Le quartier du 18e arrondissement où vous vivez concentre beaucoup de problématiques parisiennes : l’aspect communautaire à la Goutte d’Or, le tourisme intensif sur la butte Montmartre, la gentrification galopante, les consommateurs de crack du métro Marcadet- Poissonniers… Comment jugez-vous l’évolution de votre lieu de vie ?
À mes yeux, le quartier connaît un changement plutôt paisible. Avec ma femme, nous étions des pionniers de la boboïsation des lieux. Moi écrivain, elle chanteuse et comédienne, nous avons acheté notre appartement en 1998.
Nous étions le plus jeune couple de l’immeuble. Maintenant, nous sommes parmi les plus vieux. C’était très résidentiel, à l’époque, très calme.
Ça a changé. Les prix augmentent depuis plus de dix ans et je découvre des endroits dans la rue du Mont-Cenis, où j’ai mon studio, qu’on ne pouvait pas imaginer avant : des bars avec des dégustations, des huîtres… Mais je n’ai pas le sentiment que la population ait été remplacée, repoussée vers d’autres quartiers. Bien sûr, les loyers ont augmenté mais ça reste un quartier assez mixte. À New York, quand je vivais à Chelsea, juste au-dessus de Greenwich Village, il y avait un pâté de maisons d’immeubles anciens complètement occupés par des Latinos. Du jour au lendemain, ils ont tous disparu. Les immeubles ont été rasés et remplacés par un grand bâtiment investi par des Blancs riches. Ça, c’est un exemple de gentrification violente et préméditée. Ça n’arriverait pas ici. Il y a encore des commerçants qui sont là depuis très longtemps, certains cafés, certains kiosques… L’identité du quartier n’a pas radicalement changé. En revanche, la rue des Abbesses, plus haut sur la butte, est complètement transformée.
Dans les années 1990, les cafés comme Le Sancerre ou Le Vrai Paris n’étaient pas très chics. Aujourd’hui, ils sont très beaux, très fleuris, et beaucoup de petits commerçants ont disparu, remplacés par des boutiques chics. Le changement a été plus violent dans ce coin du 18e. Vers chez moi, c’est un changement en slow motion.
Avez-vous conscience de la fascination que New York exerce sur beaucoup de Parisiens, et particulièrement le quartier de Brooklyn dont l’esthétique infuse énormément de bars et de commerces à travers leurs agencements, leurs décorations, leurs vitrines, leurs typographies ?

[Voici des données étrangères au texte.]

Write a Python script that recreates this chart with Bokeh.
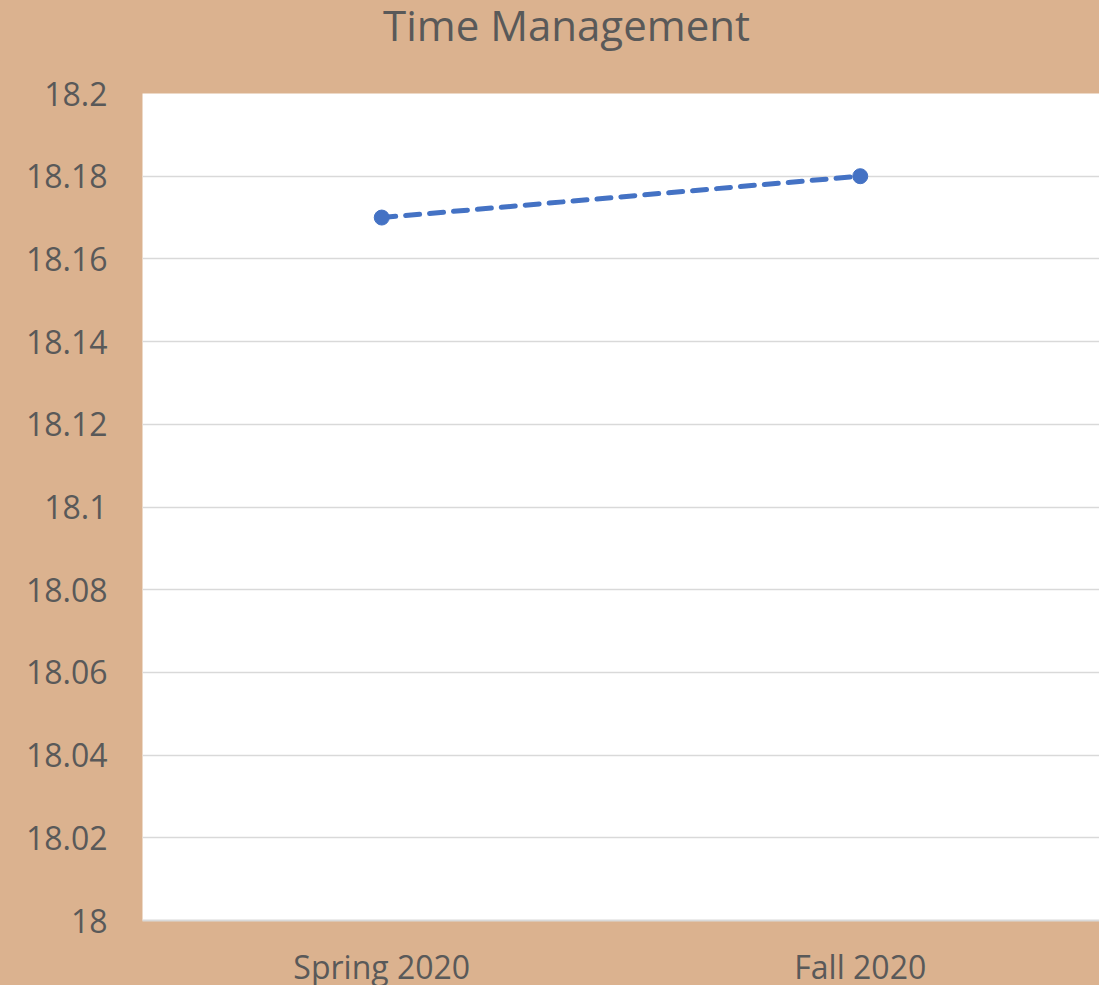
from bokeh.plotting import figure
from bokeh.models import FactorRange, Range1d, FixedTicker, CustomJSTickFormatter, ColumnDataSource, Div
from bokeh.layouts import column
from bokeh.embed import file_html
from bokeh.resources import INLINE

title_text = "Time Management"
categories = ["Spring 2020", "Fall 2020"]
values = [18.17, 18.18]
y_ticks = [18.0, 18.02, 18.04, 18.06, 18.08, 18.1, 18.12, 18.14, 18.16, 18.18, 18.2]

BG = "#DBB28F"
TXT = "#595959"
GRID = "#D9D9D9"
BLUE = "#4472C4"
FONT = "Open Sans"

title_div = Div(text=title_text, width=1099, height=60, margin=0,
                styles={"background-color": BG, "color": TXT, "font-family": FONT,
                        "font-size": "42px", "line-height": "50px", "text-align": "center",
                        "padding-left": "34px", "box-sizing": "border-box"})

p = figure(x_range=FactorRange(*categories, range_padding=0), y_range=Range1d(18.0, 18.2),
           width=1099, height=925, frame_width=957, frame_height=827,
           min_border_left=142, min_border_right=0, min_border_top=33, min_border_bottom=65,
           output_backend="svg", toolbar_location=None, margin=0,
           styles={"background-color": BG})

p.background_fill_color = "white"
p.border_fill_color = BG
p.outline_line_color = None

src = ColumnDataSource(dict(x=categories, y=values))
p.line("x", "y", source=src, line_color=BLUE, line_width=5, line_dash="14 10", line_cap="round")
p.scatter("x", "y", source=src, size=15, fill_color=BLUE, line_color=BLUE)

p.yaxis.ticker = FixedTicker(ticks=y_ticks)
p.yaxis.formatter = CustomJSTickFormatter(code="return Number(tick.toFixed(2)).toString();")
p.yaxis.axis_line_color = None
p.yaxis.major_tick_line_color = None
p.yaxis.minor_tick_line_color = None
p.yaxis.major_label_standoff = 29
p.yaxis.major_label_text_font = FONT
p.yaxis.major_label_text_font_size = "32px"
p.yaxis.major_label_text_color = TXT

p.xaxis.axis_line_color = GRID
p.xaxis.axis_line_width = 2
p.xaxis.major_tick_line_color = None
p.xaxis.minor_tick_line_color = None
p.xaxis.major_label_standoff = 18
p.xaxis.major_label_text_font = FONT
p.xaxis.major_label_text_font_size = "32px"
p.xaxis.major_label_text_color = TXT

p.xgrid.grid_line_color = None
p.ygrid.ticker = FixedTicker(ticks=y_ticks)
p.ygrid.grid_line_color = GRID
p.ygrid.grid_line_width = 1.5

layout = column(title_div, p, spacing=0, styles={"background-color": BG})
open("out.html", "w").write(file_html(layout, INLINE))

Absolument ! On voit maintenant des coffee shops, des petits cafés où l’on ne sert pas d’alcool mais du jus de fruits, du thé, des pâtisseries… On se croirait à Park Slope [un quartier de Brooklyn, NDLR] ! C’est assez frappant. Mais c’est aussi un signe que le quartier reste résidentiel, avec l’envie de créer des lieux de convivialité, adaptés aux familles.
Ça ne vous agace pas, en tant qu’Américain, qu’on vous propose des concepts de commerces new-yorkais, alors que vous êtes à l’origine venu en France pour profiter des concepts parisiens ?
Vous savez, j’ai longtemps dit que Starbucks ne parviendrait pas à s’implanter en France. Il y en avait dans les grandes villes occidentales bien avant Paris et je pensais qu’ici, on avait déjà plein de cafés, et qu’on ne le buvait pas avec du latte mais plutôt avec du calvados !
Ç’a été un vrai choc pour moi que Starbucks arrive ici, beaucoup plus que l’apparition des petits cafés à la Brooklyn.
Starbucks, c’était ça le début du vrai changement.
NEW YORK MADE IN FRANCE
Viper’s Dream est le premier volet d’une série de romans à paraître chez Rivages/Noir sous le label « New York made in France ».
Chaque récit sera écrit par un auteur différent qui explorera à chaque fois un nouveau quartier de Big Apple.
Le prochain, qui se situera dans le Queens, sortira en juin 2022 et sera signé Karim Madani.
Par la suite, Vincent Ostria plantera son décor à Brooklyn Heights et Dominique Forma à Times Square.